Start of MATERIAL FOR THIS TASK

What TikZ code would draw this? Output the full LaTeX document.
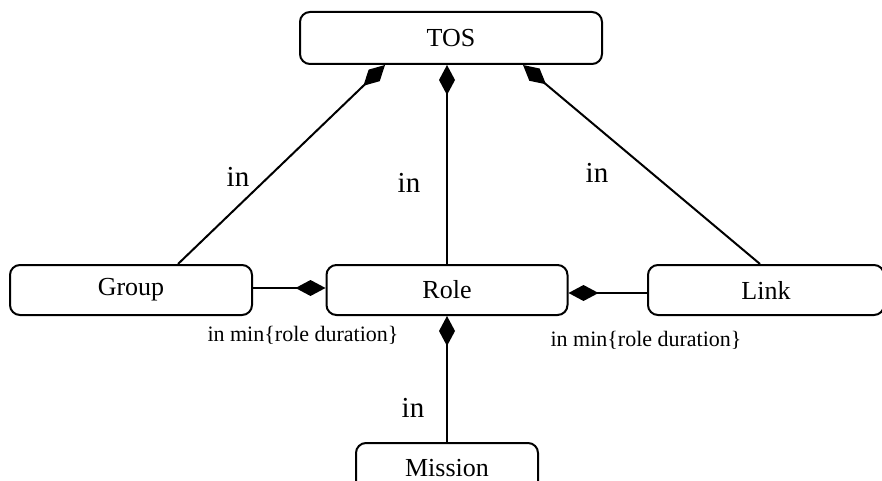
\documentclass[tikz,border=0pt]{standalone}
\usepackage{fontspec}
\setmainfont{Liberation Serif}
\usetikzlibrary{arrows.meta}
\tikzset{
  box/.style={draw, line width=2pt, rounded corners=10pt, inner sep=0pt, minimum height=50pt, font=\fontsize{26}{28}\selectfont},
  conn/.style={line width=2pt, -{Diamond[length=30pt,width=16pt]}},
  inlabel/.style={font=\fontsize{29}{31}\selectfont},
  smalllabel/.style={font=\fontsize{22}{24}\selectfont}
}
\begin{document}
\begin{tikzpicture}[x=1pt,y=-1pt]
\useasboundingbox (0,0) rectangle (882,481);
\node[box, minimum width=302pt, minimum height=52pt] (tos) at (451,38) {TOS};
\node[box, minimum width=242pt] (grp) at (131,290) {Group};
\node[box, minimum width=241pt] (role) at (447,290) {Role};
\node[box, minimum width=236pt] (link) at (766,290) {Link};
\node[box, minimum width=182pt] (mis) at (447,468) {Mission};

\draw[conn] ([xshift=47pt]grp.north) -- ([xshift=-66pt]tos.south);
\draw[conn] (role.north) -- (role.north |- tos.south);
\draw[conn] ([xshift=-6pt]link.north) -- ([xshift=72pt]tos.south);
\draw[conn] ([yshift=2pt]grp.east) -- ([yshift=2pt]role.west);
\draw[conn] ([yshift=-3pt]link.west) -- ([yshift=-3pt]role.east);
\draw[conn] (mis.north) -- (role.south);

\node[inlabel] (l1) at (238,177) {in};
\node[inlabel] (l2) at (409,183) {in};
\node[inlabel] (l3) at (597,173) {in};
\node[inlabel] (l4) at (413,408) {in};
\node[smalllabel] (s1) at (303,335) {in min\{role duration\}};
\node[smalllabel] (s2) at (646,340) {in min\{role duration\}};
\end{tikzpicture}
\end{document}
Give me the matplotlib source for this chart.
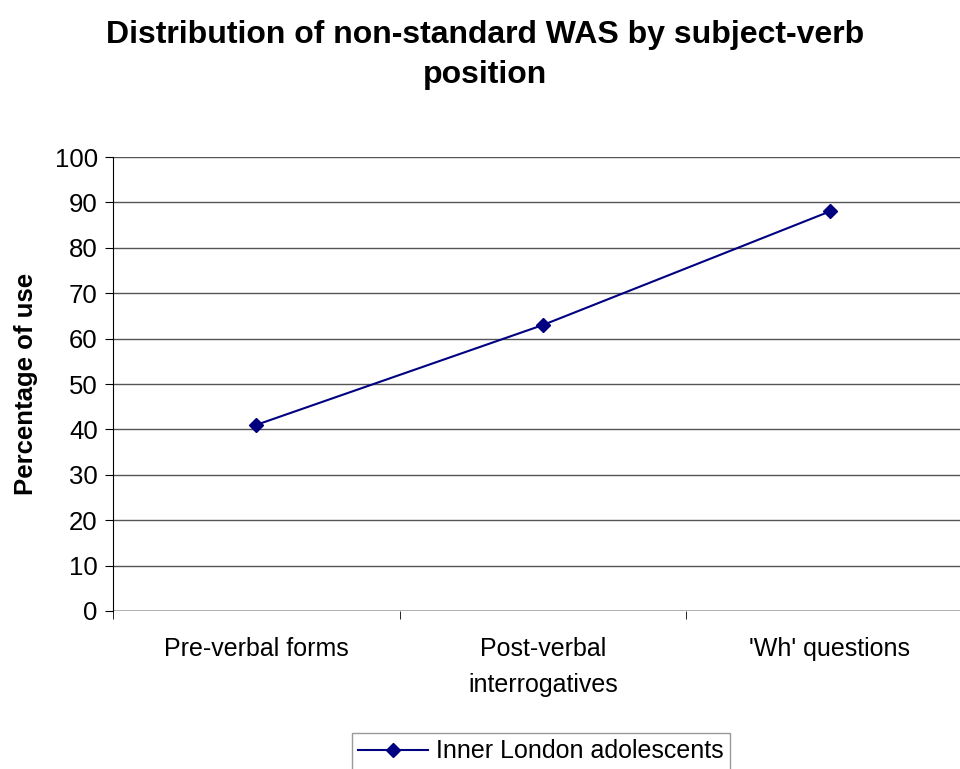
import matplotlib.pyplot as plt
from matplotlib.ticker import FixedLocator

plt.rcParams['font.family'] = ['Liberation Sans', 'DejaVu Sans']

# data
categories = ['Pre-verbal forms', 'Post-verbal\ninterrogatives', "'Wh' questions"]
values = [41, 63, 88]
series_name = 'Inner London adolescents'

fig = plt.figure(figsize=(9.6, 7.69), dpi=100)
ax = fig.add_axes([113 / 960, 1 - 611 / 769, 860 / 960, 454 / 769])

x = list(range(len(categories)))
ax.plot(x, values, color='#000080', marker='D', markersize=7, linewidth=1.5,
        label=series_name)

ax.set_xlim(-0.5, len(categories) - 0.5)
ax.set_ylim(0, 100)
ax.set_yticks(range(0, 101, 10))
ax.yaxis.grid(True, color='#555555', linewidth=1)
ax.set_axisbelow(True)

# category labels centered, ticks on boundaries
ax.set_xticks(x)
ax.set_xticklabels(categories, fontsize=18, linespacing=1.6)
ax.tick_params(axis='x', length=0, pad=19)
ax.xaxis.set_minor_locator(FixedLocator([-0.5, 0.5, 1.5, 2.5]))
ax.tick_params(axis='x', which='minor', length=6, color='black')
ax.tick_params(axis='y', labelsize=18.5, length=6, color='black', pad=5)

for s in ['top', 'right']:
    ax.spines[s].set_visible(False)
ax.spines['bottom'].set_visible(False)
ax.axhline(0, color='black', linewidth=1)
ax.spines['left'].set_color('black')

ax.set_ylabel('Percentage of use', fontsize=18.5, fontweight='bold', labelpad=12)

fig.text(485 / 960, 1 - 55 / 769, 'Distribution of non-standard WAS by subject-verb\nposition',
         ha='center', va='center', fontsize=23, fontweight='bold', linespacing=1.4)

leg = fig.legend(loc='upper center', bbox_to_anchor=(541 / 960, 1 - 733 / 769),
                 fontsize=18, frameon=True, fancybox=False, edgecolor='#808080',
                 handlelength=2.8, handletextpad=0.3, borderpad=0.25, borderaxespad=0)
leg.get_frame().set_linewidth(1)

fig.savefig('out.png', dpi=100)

End of MATERIAL FOR THIS TASK

REQUIREMENTS
Everything above from the line with "Give me the matplotlib source for this chart." through the line with "ax.spines['left'].set_color('black')" should be retyped exactly, and nothing else; omit pictures.

EXERCISE ANSWER
Give me the matplotlib source for this chart.
import matplotlib.pyplot as plt
from matplotlib.ticker import FixedLocator

plt.rcParams['font.family'] = ['Liberation Sans', 'DejaVu Sans']

# data
categories = ['Pre-verbal forms', 'Post-verbal\ninterrogatives', "'Wh' questions"]
values = [41, 63, 88]
series_name = 'Inner London adolescents'

fig = plt.figure(figsize=(9.6, 7.69), dpi=100)
ax = fig.add_axes([113 / 960, 1 - 611 / 769, 860 / 960, 454 / 769])

x = list(range(len(categories)))
ax.plot(x, values, color='#000080', marker='D', markersize=7, linewidth=1.5,
        label=series_name)

ax.set_xlim(-0.5, len(categories) - 0.5)
ax.set_ylim(0, 100)
ax.set_yticks(range(0, 101, 10))
ax.yaxis.grid(True, color='#555555', linewidth=1)
ax.set_axisbelow(True)

# category labels centered, ticks on boundaries
ax.set_xticks(x)
ax.set_xticklabels(categories, fontsize=18, linespacing=1.6)
ax.tick_params(axis='x', length=0, pad=19)
ax.xaxis.set_minor_locator(FixedLocator([-0.5, 0.5, 1.5, 2.5]))
ax.tick_params(axis='x', which='minor', length=6, color='black')
ax.tick_params(axis='y', labelsize=18.5, length=6, color='black', pad=5)

for s in ['top', 'right']:
    ax.spines[s].set_visible(False)
ax.spines['bottom'].set_visible(False)
ax.axhline(0, color='black', linewidth=1)
ax.spines['left'].set_color('black')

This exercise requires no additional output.